Zu den übertriebenen geistigen Anforderungen gehört zum Beispiel die Erwartung, dass schon Vorschulkinder, also Fünfjährige, fließend lesen und schreiben können. Dazu gibt es Aufgaben wie »Schreibe einen Witz!« oder »Male die Erde und schreibe auf, wie du ihr helfen kannst!« – »weniger Plastikkram verwenden« fiel mir dazu gleich ein, nachdem ich bei den Partys mitangesehen hatte, dass an dieser Schule täglich tütenweise Bastelkram entsorgt wird – und die ernstgemeinte Frage nach der Intention der Autoren jener Kinderbücher, die die Kinder lesen. »Bock auf Geld« fiel mir da wiederum als erste Antwort ein, aber die Lehrerin versicherte mir, dass es darum gehe, entweder zu überzeugen (persuasion), zu informieren (information) oder zu unterhalten (entertainment). Auch wurden die Kinder angehalten aufzuschreiben, was sie als Präsident dieses Landes tun würden. Das Weiße Haus ist offenbar schon so verzweifelt, dass es an Vorschulen nach Orientierung sucht.

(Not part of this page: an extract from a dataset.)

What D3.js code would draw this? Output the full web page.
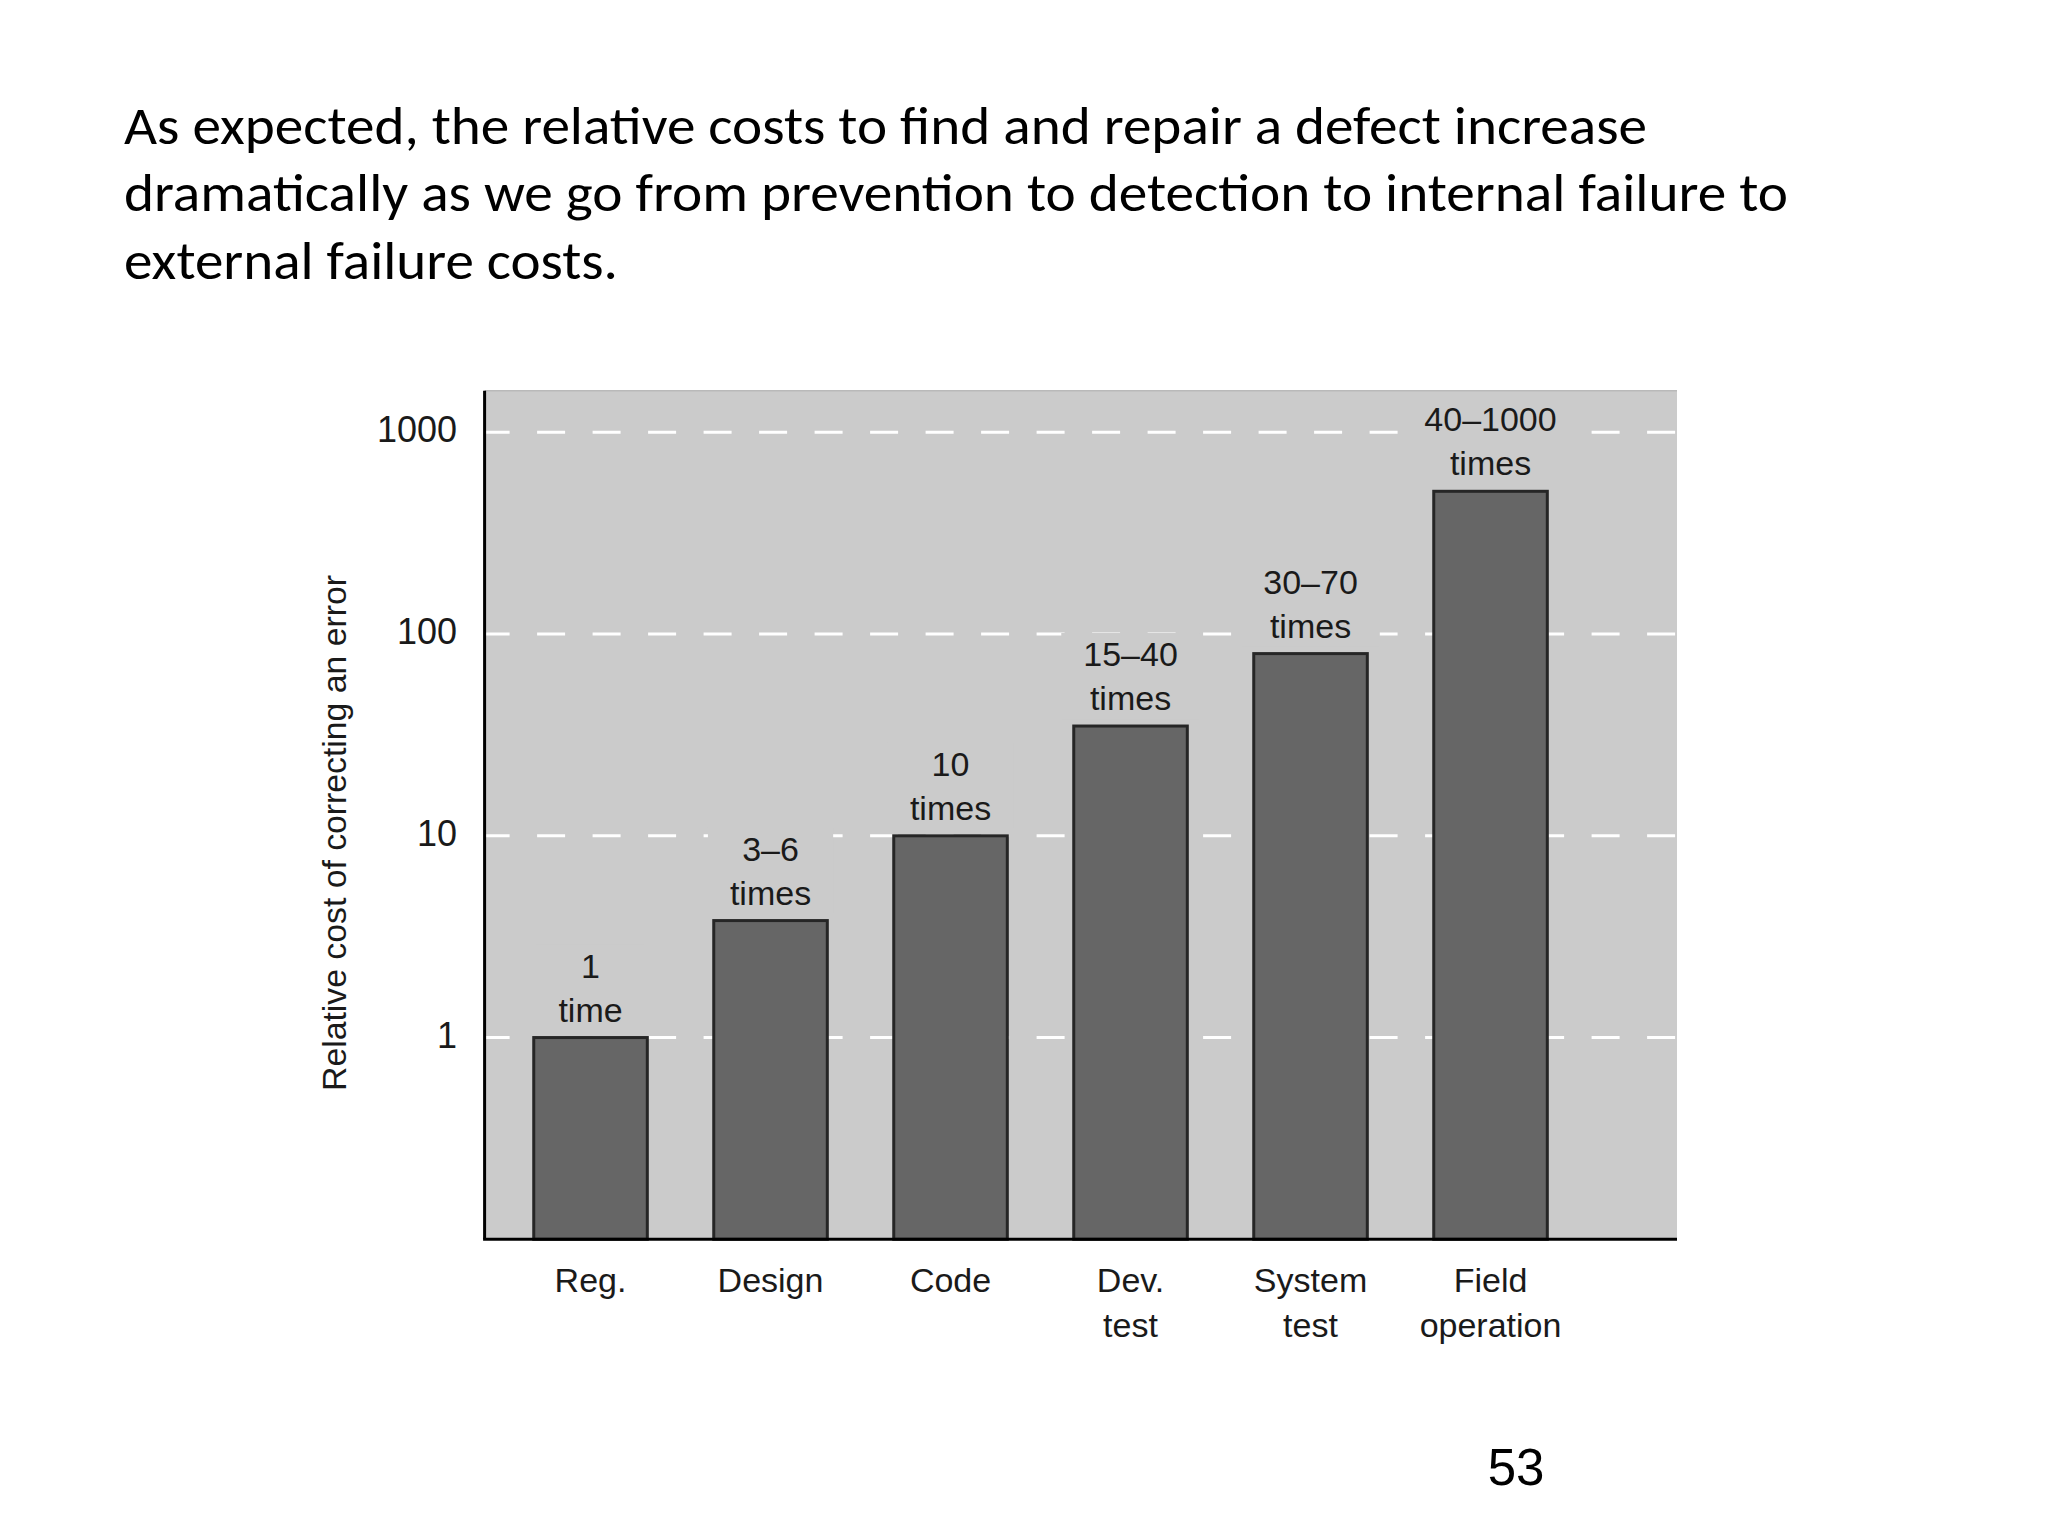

Auf dem Ausflug in einen Vergnügungspark, dem Field Trip, fragte mich eine Mutter, ob meine Kindheit ähnlich war wie die meiner Tochter. Ich lachte schallend. In Russland gab’s höchstens einen Schulausflug zum Zahnarzt, welcher mich anschrie, ich solle bloß nicht flennen, bevor er mir – natürlich ohne Betäubung – eine sowjetisch-graue Füllung reindrückte. In Deutschland dagegen unternahmen wir einen echten Field Trip, allerdings nur zur Kläranlage. Und das deutsche Pendant zum spaßig-amerikanischen Field Day sind die furchteinflößend-traumatischen Bundesjugendspiele gewesen, welche nun, Gott sei Dank, endlich softer, also amerikanischer, werden sollen.
Ich frage mich oft, ob zu viele positive Erfahrungen die Kinder nicht zu schwächlich-narzisstischen Konsumsuchtis werden lassen, welche entweder krass eingebildet oder übertrieben unsicher sein werden, und zwar abhängig davon, ob sie den hohen Leistungsanforderungen gerecht werden oder nicht. »Keine worries, Mama«, sagt meine neuerdings Denglisch sprechende Tochter. Höchste Zeit, in Deutschland eine Kläranlage aufzusuchen.